## START RECORDS FOR THIS TASK
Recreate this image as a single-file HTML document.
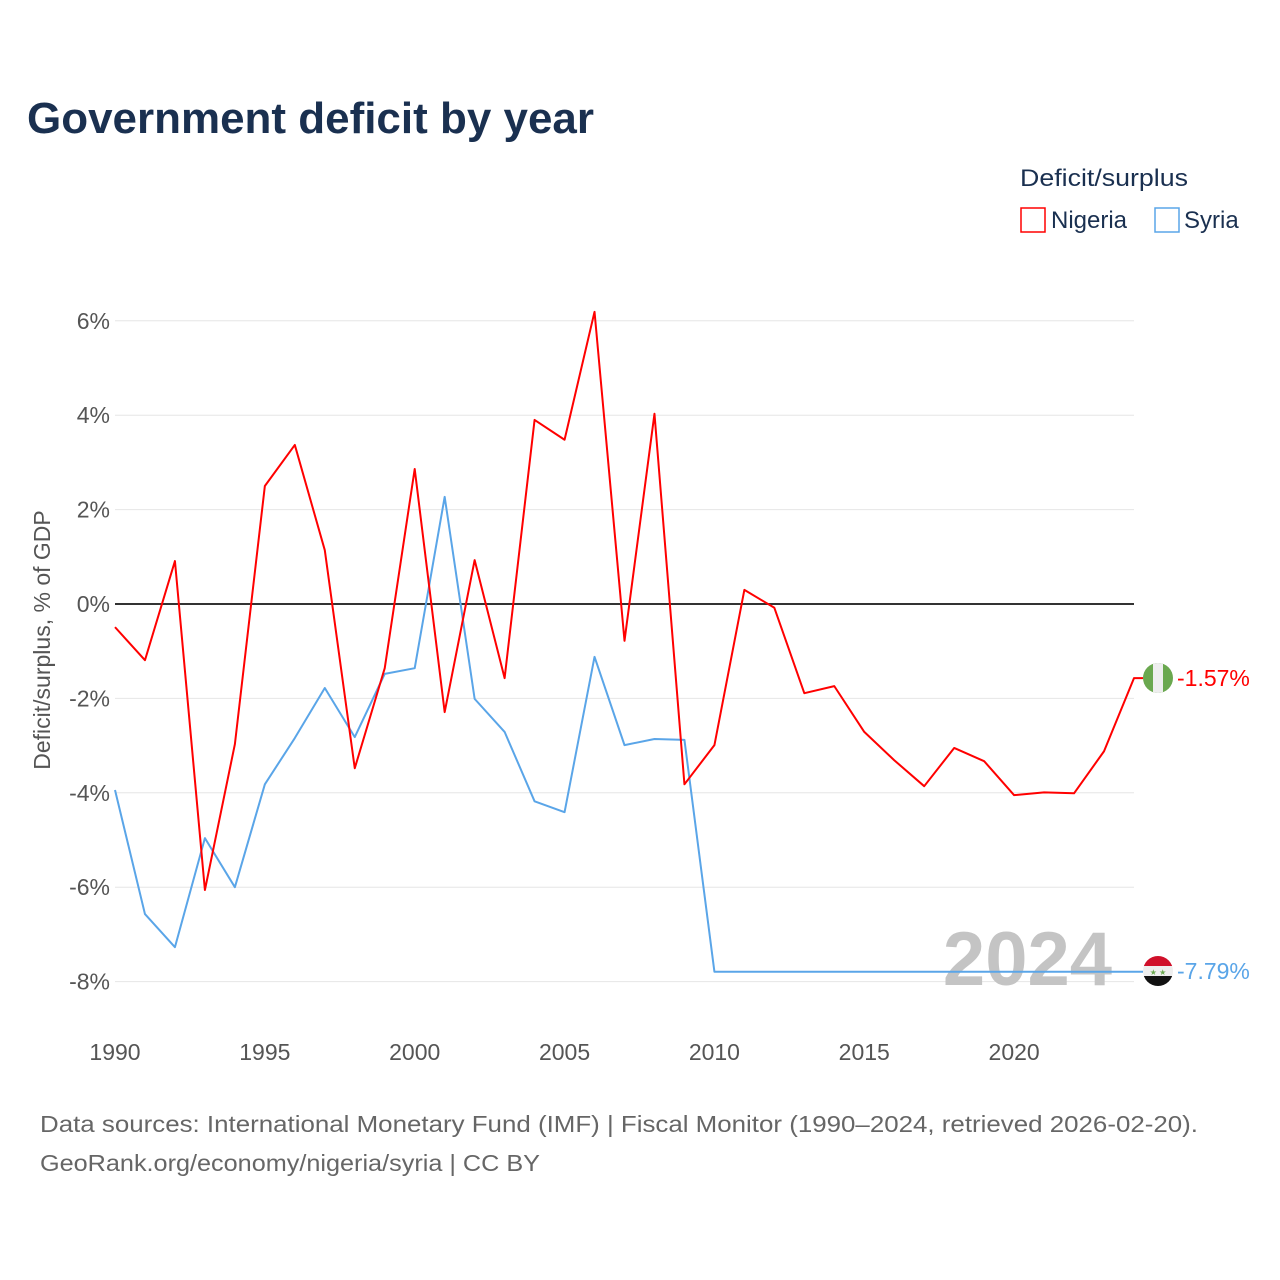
<!DOCTYPE html>
<html><head><meta charset="utf-8"><style>
html,body{margin:0;padding:0;background:#fff;}
svg{display:block;font-family:"Liberation Sans",sans-serif;}
</style></head><body>
<svg width="1280" height="1280" viewBox="0 0 1280 1280">
<text x="27" y="133" font-size="44" font-weight="bold" fill="#1a3050" textLength="567" lengthAdjust="spacingAndGlyphs">Government deficit by year</text>
<text x="1020" y="186" font-size="24" fill="#1a3050" textLength="168" lengthAdjust="spacingAndGlyphs">Deficit/surplus</text>
<g>
<rect x="1021" y="208" width="24" height="24" fill="none" stroke="#ff0000" stroke-width="1.5"/>
<text x="1051" y="228" font-size="24" fill="#1a3050">Nigeria</text></g>
<g>
<rect x="1155" y="208" width="24" height="24" fill="none" stroke="#5aa5e8" stroke-width="1.5"/>
<text x="1184" y="228" font-size="24" fill="#1a3050">Syria</text></g>
<g id="grid"></g>
<g id="yticks"></g>
<g id="xticks"></g>
<text transform="translate(50,640) rotate(-90)" text-anchor="middle" font-size="23" fill="#555">Deficit/surplus, % of GDP</text>
<text x="1112" y="985" text-anchor="end" font-size="76" font-weight="bold" fill="#c4c4c4">2024</text>
<line x1="115" x2="1134" y1="604" y2="604" stroke="#333" stroke-width="2"/>
<g id="series"></g>
<g>
<clipPath id="c1"><circle cx="1158" cy="678" r="15"/></clipPath>
<g clip-path="url(#c1)"><rect x="1143" y="663" width="30" height="30" fill="#6aa84f"/><rect x="1153" y="663" width="10" height="30" fill="#eee"/></g></g>
<g>
<clipPath id="c2"><circle cx="1158" cy="971" r="15"/></clipPath>
<g clip-path="url(#c2)"><rect x="1143" y="956" width="30" height="10" fill="#d0102a"/><rect x="1143" y="966" width="30" height="10" fill="#eee"/><rect x="1143" y="976" width="30" height="10" fill="#111"/>
<text x="1158" y="975" text-anchor="middle" font-size="8" fill="#6aa84f">★ ★</text></g></g>
<text id="lblN" x="1177" y="686" font-size="23" fill="#ff0000"></text>
<text id="lblS" x="1177" y="979" font-size="23" fill="#5aa5e8"></text>
<text x="40" y="1132" font-size="23" fill="#666" textLength="1158" lengthAdjust="spacingAndGlyphs">Data sources: International Monetary Fund (IMF) | Fiscal Monitor (1990–2024, retrieved 2026-02-20).</text>
<text x="40" y="1171" font-size="23" fill="#666" textLength="500" lengthAdjust="spacingAndGlyphs">GeoRank.org/economy/nigeria/syria | CC BY</text>
</svg>
<script>
const years=[];for(let y=1990;y<=2024;y++)years.push(y);
const nigeria=[-0.49,-1.19,0.91,-6.06,-2.97,2.50,3.37,1.14,-3.48,-1.36,2.86,-2.29,0.93,-1.57,3.90,3.48,6.19,-0.78,4.03,-3.82,-2.99,0.30,-0.08,-1.89,-1.74,-2.71,-3.31,-3.86,-3.05,-3.33,-4.05,-3.99,-4.01,-3.12,-1.57];
const syria=[-3.94,-6.57,-7.27,-4.96,-6.00,-3.82,-2.84,-1.78,-2.82,-1.48,-1.36,2.27,-2.01,-2.71,-4.18,-4.41,-1.12,-2.99,-2.86,-2.88,-7.79,-7.79,-7.79,-7.79,-7.79,-7.79,-7.79,-7.79,-7.79,-7.79,-7.79,-7.79,-7.79,-7.79,-7.79];
const yTicks=[6,4,2,0,-2,-4,-6,-8];
const xTicks=[1990,1995,2000,2005,2010,2015,2020];
const X=v=>115+(v-1990)*(1134-115)/34;
const Y=v=>604-v*47.2;
const NS="http://www.w3.org/2000/svg";
function mk(t,a,p){const e=document.createElementNS(NS,t);for(const k in a)e.setAttribute(k,a[k]);p.appendChild(e);return e;}
const grid=document.getElementById('grid'),yt=document.getElementById('yticks'),xt=document.getElementById('xticks');
yTicks.forEach(v=>{
 const l=mk('line',{x1:115,x2:1134,y1:Y(v),y2:Y(v),stroke:'#e6e6e6','stroke-width':1},grid);
 
 
 const t=mk('text',{x:110,y:Y(v)+8,'text-anchor':'end','font-size':23,fill:'#555'},yt);
 t.textContent=v+'%';
 
 
});
xTicks.forEach(v=>{
 const t=mk('text',{x:X(v),y:1060,'text-anchor':'middle','font-size':23,fill:'#555'},xt);
 t.textContent=v;
 
 
});
const s=document.getElementById('series');
function line(vals,col,name,ext){
 let pts=vals.map((v,i)=>X(years[i])+','+Y(v));
 if(ext)pts.push(ext+','+Y(vals[vals.length-1]));
 const p=mk('polyline',{points:pts.join(' '),fill:'none',stroke:col,'stroke-width':2,'stroke-linejoin':'round'},s);
 
 
}
line(syria,'#5aa5e8','syria-line',1143);
line(nigeria,'#ff0000','nigeria-line',1143);
document.getElementById('lblN').textContent=nigeria[nigeria.length-1].toFixed(2)+'%';
document.getElementById('lblS').textContent=syria[syria.length-1].toFixed(2)+'%';
</script>
</body></html>
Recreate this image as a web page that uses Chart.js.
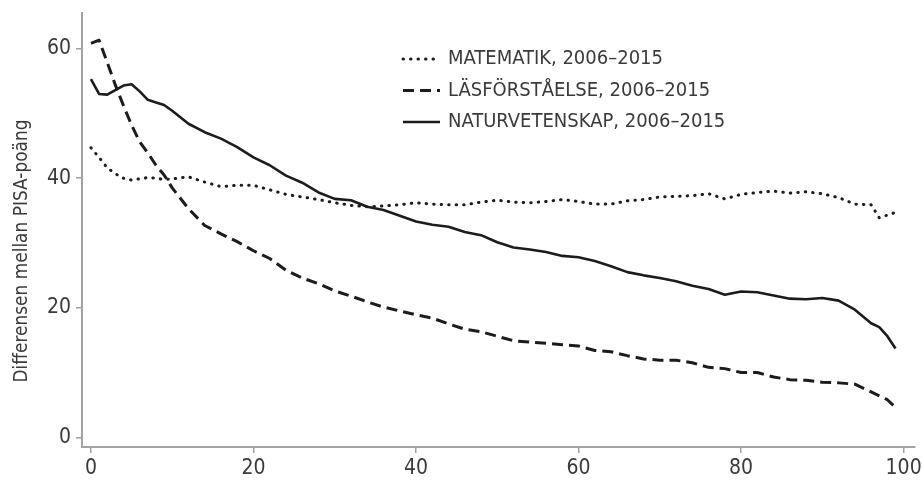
<!DOCTYPE html>
<html><head><meta charset="utf-8">
<script src="https://cdn.jsdelivr.net/npm/chart.js@4/dist/chart.umd.min.js"></script>
<style>html,body{margin:0;padding:0;background:#fff}#wrap{width:922px;height:482px;position:relative}</style>
</head><body><div id="wrap"><canvas id="c" width="922" height="482"></canvas></div>
<script>
const xs = [0,1,2,3,4,5,6,7,8,9,10,12,14,16,18,20,22,24,26,28,30,32,34,36,38,40,42,44,46,48,50,52,54,56,58,60,62,64,66,68,70,72,74,76,78,80,82,84,86,88,90,92,94,96,97,98,99];
const matematik = [44.7,43.2,41.6,40.7,40.0,39.7,39.9,40.1,40.0,39.8,39.9,40.2,39.4,38.7,38.9,38.9,38.2,37.5,37.1,36.7,36.2,35.8,35.6,35.7,35.9,36.2,36.0,35.9,35.9,36.3,36.6,36.3,36.2,36.4,36.7,36.4,36.0,36.0,36.5,36.7,37.1,37.2,37.3,37.6,36.8,37.5,37.8,38.0,37.7,37.9,37.6,37.0,36.0,35.9,33.9,34.3,34.7];
const lasforstaelse = [60.8,61.3,57.9,54.4,51.2,48.2,45.6,43.9,42.0,40.5,38.5,35.3,32.7,31.4,30.2,28.8,27.6,25.8,24.6,23.7,22.6,21.8,20.9,20.1,19.5,18.9,18.4,17.5,16.7,16.3,15.6,14.9,14.7,14.5,14.3,14.1,13.4,13.2,12.6,12.1,11.9,11.9,11.5,10.8,10.6,10.0,10.0,9.3,8.9,8.8,8.5,8.4,8.2,7.0,6.4,5.8,4.6];
const naturvetenskap = [55.3,53.0,52.9,53.6,54.3,54.5,53.4,52.1,51.7,51.3,50.4,48.4,47.1,46.1,44.8,43.2,42.0,40.4,39.3,37.8,36.8,36.6,35.6,35.1,34.2,33.3,32.8,32.5,31.7,31.2,30.1,29.3,29.0,28.6,28.0,27.8,27.2,26.4,25.5,25.0,24.6,24.1,23.4,22.9,22.0,22.5,22.4,21.9,21.4,21.3,21.5,21.1,19.7,17.6,17.0,15.6,13.7];
const seriesLabels = ['MATEMATIK, 2006–2015','LÄSFÖRSTÅELSE, 2006–2015','NATURVETENSKAP, 2006–2015'];
const xTicks = [0,20,40,60,80,100];
const yTicks = [0,20,40,60];
const yTitle = 'Differensen mellan PISA-poäng';

const FONT = '"Liberation Sans Narrow", "DejaVu Sans Condensed", "Arial Narrow", sans-serif';
const TEXT = '#3a3a3a';
const AXIS = '#a3a3a3';
const LINE = '#1c1c1c';

const pts = arr => xs.map((x,i)=>({x, y: arr[i]}));

const insideLegend = {
  id: 'insideLegend',
  afterDraw(chart){
    const {ctx, chartArea} = chart;
    const x0 = chartArea.left + 321, x1 = x0 + 37, tx = x1 + 8;
    const y0 = chartArea.top + 46, dy = 31.5;
    ctx.save();
    chart.data.datasets.forEach((ds,i)=>{
      const y = y0 + i*dy;
      ctx.beginPath();
      ctx.setLineDash(ds.borderDash || []);
      ctx.lineCap = ds.borderCapStyle || 'butt';
      ctx.lineWidth = ds.borderWidth;
      ctx.strokeStyle = ds.borderColor;
      ctx.moveTo(x0, y); ctx.lineTo(x1, y); ctx.stroke();
      ctx.setLineDash([]);
      ctx.fillStyle = TEXT;
      ctx.font = '20px ' + FONT;
      ctx.textBaseline = 'middle';
      ctx.textAlign = 'left';
      ctx.fillText(ds.label, tx, y);
    });
    ctx.restore();
  }
};

const yTitlePlugin = {
  id: 'yTitlePlugin',
  afterDraw(chart){
    const {ctx, chartArea} = chart;
    const cy = (chartArea.top + chartArea.bottom)/2 + 21;
    ctx.save();
    ctx.translate(22, cy);
    ctx.rotate(-Math.PI/2);
    ctx.fillStyle = TEXT;
    ctx.font = '20px ' + FONT;
    ctx.textAlign = 'center';
    ctx.textBaseline = 'middle';
    const w = ctx.measureText(yTitle).width;
    const k = Math.min(1, 263 / w);
    ctx.scale(k, 1);
    ctx.fillText(yTitle, 0, 0);
    ctx.restore();
  }
};

new Chart(document.getElementById('c'), {
  type: 'line',
  data: {
    datasets: [
      {label: seriesLabels[0], data: pts(matematik), borderColor: LINE, borderWidth: 3, borderDash: [0.5, 7], borderCapStyle: 'round', pointRadius: 0, fill: false},
      {label: seriesLabels[1], data: pts(lasforstaelse), borderColor: LINE, borderWidth: 3, borderDash: [11, 6], borderCapStyle: 'butt', pointRadius: 0, fill: false},
      {label: seriesLabels[2], data: pts(naturvetenskap), borderColor: LINE, borderWidth: 2.6, borderDash: [], borderCapStyle: 'butt', pointRadius: 0, fill: false}
    ]
  },
  options: {
    responsive: false,
    animation: false,
    devicePixelRatio: 1,
    layout: {padding: {top: 13, right: 7, left: 0, bottom: 0}},
    plugins: {legend: {display: false}, tooltip: {enabled: false}},
    elements: {line: {tension: 0, borderJoinStyle: 'round'}},
    scales: {
      x: {
        type: 'linear', min: -1.1, max: 101.4,
        afterBuildTicks: s => { s.ticks = xTicks.map(v => ({value: v})); },
        afterFit: s => { s.height = 35; s.paddingLeft = 0; s.paddingRight = 0; },
        grid: {drawOnChartArea: false, drawTicks: true, tickLength: 6, color: AXIS, lineWidth: 1.5},
        border: {display: true, color: AXIS, width: 2},
        ticks: {font: {family: FONT, size: 21}, color: TEXT, padding: 3, maxRotation: 0, autoSkip: false}
      },
      y: {
        type: 'linear', min: -1.5, max: 65.5,
        afterBuildTicks: s => { s.ticks = yTicks.map(v => ({value: v})); },
        afterFit: s => { s.width = 82; s.paddingTop = 0; s.paddingBottom = 0; },
        grid: {drawOnChartArea: false, drawTicks: true, tickLength: 6, color: AXIS, lineWidth: 1.5},
        border: {display: true, color: AXIS, width: 2},
        ticks: {font: {family: FONT, size: 21}, color: TEXT, padding: 5, autoSkip: false}
      }
    }
  },
  plugins: [insideLegend, yTitlePlugin]
});
</script>
</body></html>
## END RECORDS FOR THIS TASK
WORK TO DO: Of the lines in the data, how many hold the string "Recreate"? State the number, nothing else.

RESULT: 2